▶ Goal
Restate the data word for word and leave the images out.

#### Supplied data ####

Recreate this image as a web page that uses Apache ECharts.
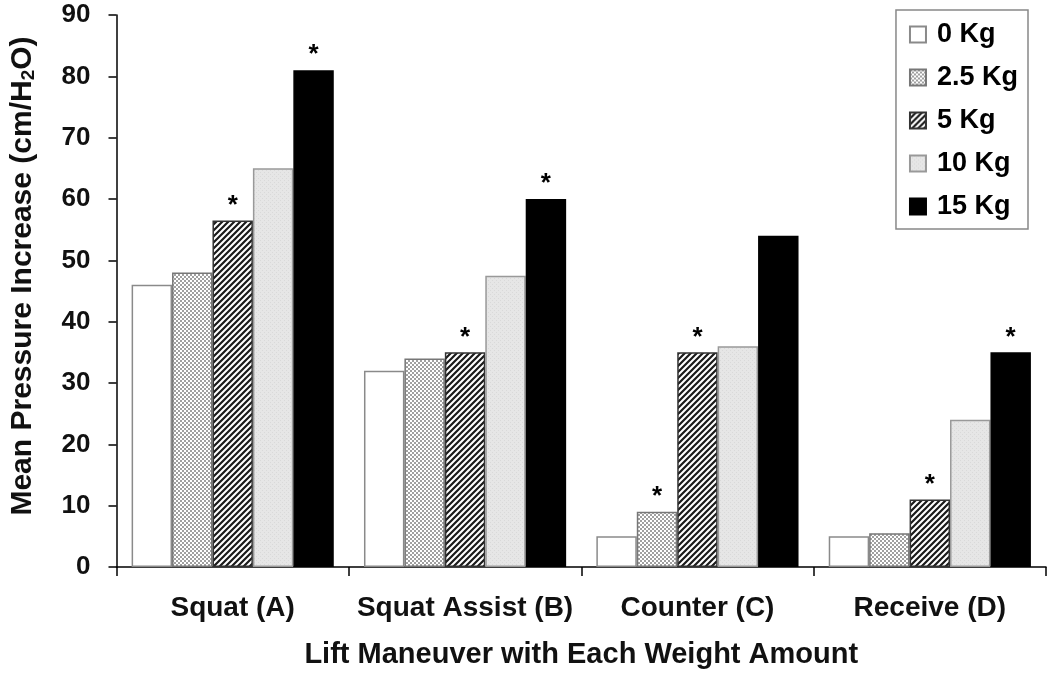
<!DOCTYPE html>
<html>
<head>
<meta charset="utf-8">
<script src="https://cdn.jsdelivr.net/npm/echarts@6/dist/echarts.min.js"></script>
<style>html,body{margin:0;padding:0;background:#fff}#c{width:1050px;height:675px}</style>
</head>
<body>
<div id="c"></div>
<script>
const categories = ['Squat (A)', 'Squat Assist (B)', 'Counter (C)', 'Receive (D)'];
const seriesNames = ['0 Kg', '2.5 Kg', '5 Kg', '10 Kg', '15 Kg'];
const kg0 = [46, 32, 5, 5];
const kg2_5 = [48, 34, 9, 5.5];
const kg5 = [56.5, 35, 35, 11];
const kg10 = [65, 47.5, 36, 24];
const kg15 = [81, 60, 54, 35];
const stars0 = [false, false, false, false];
const stars2_5 = [false, false, true, false];
const stars5 = [true, true, true, true];
const stars10 = [false, false, false, false];
const stars15 = [true, true, false, true];
const yTicks = [0, 10, 20, 30, 40, 50, 60, 70, 80, 90];

function makeCanvas(w, h, draw) {
  const c = document.createElement('canvas');
  c.width = w; c.height = h;
  draw(c.getContext('2d'));
  return c;
}
const checker = makeCanvas(4, 4, g => {
  g.fillStyle = '#ffffff'; g.fillRect(0, 0, 4, 4);
  g.fillStyle = '#a0a0a0';
  g.fillRect(0, 0, 2, 2); g.fillRect(2, 2, 2, 2);
});
const stripes = makeCanvas(6, 6, g => {
  g.fillStyle = '#ffffff'; g.fillRect(0, 0, 6, 6);
  g.strokeStyle = '#1a1a1a'; g.lineWidth = 2.2;
  g.beginPath();
  g.moveTo(-1, 7); g.lineTo(7, -1);
  g.moveTo(-4, 4); g.lineTo(4, -4);
  g.moveTo(2, 10); g.lineTo(10, 2);
  g.stroke();
});
const light = makeCanvas(4, 4, g => {
  g.fillStyle = '#e6e6e6'; g.fillRect(0, 0, 4, 4);
  g.fillStyle = '#d9d9d9';
  g.fillRect(0, 0, 1, 1); g.fillRect(2, 2, 1, 1);
});

const fills = [
  '#ffffff',
  { image: checker, repeat: 'repeat' },
  { image: stripes, repeat: 'repeat' },
  { image: light, repeat: 'repeat' },
  '#000000'
];
const borders = ['#8a8a8a', '#777', '#333', '#999', '#000'];
const values = [kg0, kg2_5, kg5, kg10, kg15];
const stars = [stars0, stars2_5, stars5, stars10, stars15];

const font = 'Liberation Sans, Arial, sans-serif';
const txt = '#111';

const series = seriesNames.map((name, i) => ({
  name: name,
  type: 'bar',
  barGap: '0%',
  barCategoryGap: '13%',
  itemStyle: { color: fills[i], borderColor: borders[i], borderWidth: 1.5 },
  label: {
    show: false, position: 'top', formatter: '*', distance: 2,
    fontSize: 26, fontWeight: 'bold', color: '#000', fontFamily: font
  },
  data: values[i].map((v, j) => ({ value: v, label: { show: stars[i][j] } }))
}));

const chart = echarts.init(document.getElementById('c'), null, { renderer: 'canvas' });
chart.setOption({
  animation: false,
  backgroundColor: '#fff',
  grid: { left: 113, right: 4, top: 15, bottom: 108, containLabel: false },
  legend: {
    orient: 'vertical',
    right: 22, top: 10,
    padding: [11, 10, 9, 13],
    icon: 'rect',
    itemWidth: 16, itemHeight: 16, itemGap: 16,
    borderColor: '#888', borderWidth: 1.5,
    textStyle: { fontSize: 27, fontWeight: 'bold', color: '#000', fontFamily: font, padding: [0, 0, 0, 6] },
    data: seriesNames
  },
  xAxis: {
    type: 'category',
    data: categories,
    axisLine: { lineStyle: { color: '#000', width: 1.5 } },
    axisTick: { show: true, interval: 0, length: 9, lineStyle: { color: '#000', width: 1.5 } },
    axisLabel: { interval: 0, hideOverlap: false, fontSize: 28, fontWeight: 'bold', color: txt, margin: 27, fontFamily: font },
    name: 'Lift Maneuver with Each Weight Amount',
    nameLocation: 'middle',
    nameGap: 73,
    nameMoveOverlap: false,
    nameTextStyle: { fontSize: 29, fontWeight: 'bold', color: txt, fontFamily: font }
  },
  yAxis: {
    type: 'value',
    min: yTicks[0], max: yTicks[yTicks.length - 1], interval: 10,
    axisLine: { show: true, lineStyle: { color: '#000', width: 1.5 } },
    axisTick: { show: true, length: 8, lineStyle: { color: '#000', width: 1.5 } },
    splitLine: { show: false },
    axisLabel: { fontSize: 26, fontWeight: 'bold', color: txt, margin: 26, fontFamily: font },
    name: '{a|Mean Pressure Increase (cm/H}{s|2}{a|O)}',
    nameLocation: 'middle',
    nameGap: 78,
    nameMoveOverlap: false,
    nameTextStyle: {
      padding: [0, 0, 0, 30],
      rich: {
        a: { fontSize: 30, fontWeight: 'bold', color: txt, fontFamily: font },
        s: { fontSize: 19, fontWeight: 'bold', color: txt, fontFamily: font, padding: [12, 0, 0, 0] }
      }
    }
  },
  series: series
});
</script>
</body>
</html>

####

▶ The result
Recreate this image as a web page that uses Apache ECharts.
<!DOCTYPE html>
<html>
<head>
<meta charset="utf-8">
<script src="https://cdn.jsdelivr.net/npm/echarts@6/dist/echarts.min.js"></script>
<style>html,body{margin:0;padding:0;background:#fff}#c{width:1050px;height:675px}</style>
</head>
<body>
<div id="c"></div>
<script>
const categories = ['Squat (A)', 'Squat Assist (B)', 'Counter (C)', 'Receive (D)'];
const seriesNames = ['0 Kg', '2.5 Kg', '5 Kg', '10 Kg', '15 Kg'];
const kg0 = [46, 32, 5, 5];
const kg2_5 = [48, 34, 9, 5.5];
const kg5 = [56.5, 35, 35, 11];
const kg10 = [65, 47.5, 36, 24];
const kg15 = [81, 60, 54, 35];
const stars0 = [false, false, false, false];
const stars2_5 = [false, false, true, false];
const stars5 = [true, true, true, true];
const stars10 = [false, false, false, false];
const stars15 = [true, true, false, true];
const yTicks = [0, 10, 20, 30, 40, 50, 60, 70, 80, 90];

function makeCanvas(w, h, draw) {
  const c = document.createElement('canvas');
  c.width = w; c.height = h;
  draw(c.getContext('2d'));
  return c;
}
const checker = makeCanvas(4, 4, g => {
  g.fillStyle = '#ffffff'; g.fillRect(0, 0, 4, 4);
  g.fillStyle = '#a0a0a0';
  g.fillRect(0, 0, 2, 2); g.fillRect(2, 2, 2, 2);
});
const stripes = makeCanvas(6, 6, g => {
  g.fillStyle = '#ffffff'; g.fillRect(0, 0, 6, 6);
  g.strokeStyle = '#1a1a1a'; g.lineWidth = 2.2;
  g.beginPath();
  g.moveTo(-1, 7); g.lineTo(7, -1);
  g.moveTo(-4, 4); g.lineTo(4, -4);
  g.moveTo(2, 10); g.lineTo(10, 2);
  g.stroke();
});
const light = makeCanvas(4, 4, g => {
  g.fillStyle = '#e6e6e6'; g.fillRect(0, 0, 4, 4);
  g.fillStyle = '#d9d9d9';
  g.fillRect(0, 0, 1, 1); g.fillRect(2, 2, 1, 1);
});

const fills = [
  '#ffffff',
  { image: checker, repeat: 'repeat' },
  { image: stripes, repeat: 'repeat' },
  { image: light, repeat: 'repeat' },
  '#000000'
];
const borders = ['#8a8a8a', '#777', '#333', '#999', '#000'];
const values = [kg0, kg2_5, kg5, kg10, kg15];
const stars = [stars0, stars2_5, stars5, stars10, stars15];

const font = 'Liberation Sans, Arial, sans-serif';
const txt = '#111';

const series = seriesNames.map((name, i) => ({
  name: name,
  type: 'bar',
  barGap: '0%',
  barCategoryGap: '13%',
  itemStyle: { color: fills[i], borderColor: borders[i], borderWidth: 1.5 },
  label: {
    show: false, position: 'top', formatter: '*', distance: 2,
    fontSize: 26, fontWeight: 'bold', color: '#000', fontFamily: font
  },
  data: values[i].map((v, j) => ({ value: v, label: { show: stars[i][j] } }))
}));

const chart = echarts.init(document.getElementById('c'), null, { renderer: 'canvas' });
chart.setOption({
  animation: false,
  backgroundColor: '#fff',
  grid: { left: 113, right: 4, top: 15, bottom: 108, containLabel: false },
  legend: {
    orient: 'vertical',
    right: 22, top: 10,
    padding: [11, 10, 9, 13],
    icon: 'rect',
    itemWidth: 16, itemHeight: 16, itemGap: 16,
    borderColor: '#888', borderWidth: 1.5,
    textStyle: { fontSize: 27, fontWeight: 'bold', color: '#000', fontFamily: font, padding: [0, 0, 0, 6] },
    data: seriesNames
  },
  xAxis: {
    type: 'category',
    data: categories,
    axisLine: { lineStyle: { color: '#000', width: 1.5 } },
    axisTick: { show: true, interval: 0, length: 9, lineStyle: { color: '#000', width: 1.5 } },
    axisLabel: { interval: 0, hideOverlap: false, fontSize: 28, fontWeight: 'bold', color: txt, margin: 27, fontFamily: font },
    name: 'Lift Maneuver with Each Weight Amount',
    nameLocation: 'middle',
    nameGap: 73,
    nameMoveOverlap: false,
    nameTextStyle: { fontSize: 29, fontWeight: 'bold', color: txt, fontFamily: font }
  },
  yAxis: {
    type: 'value',
    min: yTicks[0], max: yTicks[yTicks.length - 1], interval: 10,
    axisLine: { show: true, lineStyle: { color: '#000', width: 1.5 } },
    axisTick: { show: true, length: 8, lineStyle: { color: '#000', width: 1.5 } },
    splitLine: { show: false },
    axisLabel: { fontSize: 26, fontWeight: 'bold', color: txt, margin: 26, fontFamily: font },
    name: '{a|Mean Pressure Increase (cm/H}{s|2}{a|O)}',
    nameLocation: 'middle',
    nameGap: 78,
    nameMoveOverlap: false,
    nameTextStyle: {
      padding: [0, 0, 0, 30],
      rich: {
        a: { fontSize: 30, fontWeight: 'bold', color: txt, fontFamily: font },
        s: { fontSize: 19, fontWeight: 'bold', color: txt, fontFamily: font, padding: [12, 0, 0, 0] }
      }
    }
  },
  series: series
});
</script>
</body>
</html>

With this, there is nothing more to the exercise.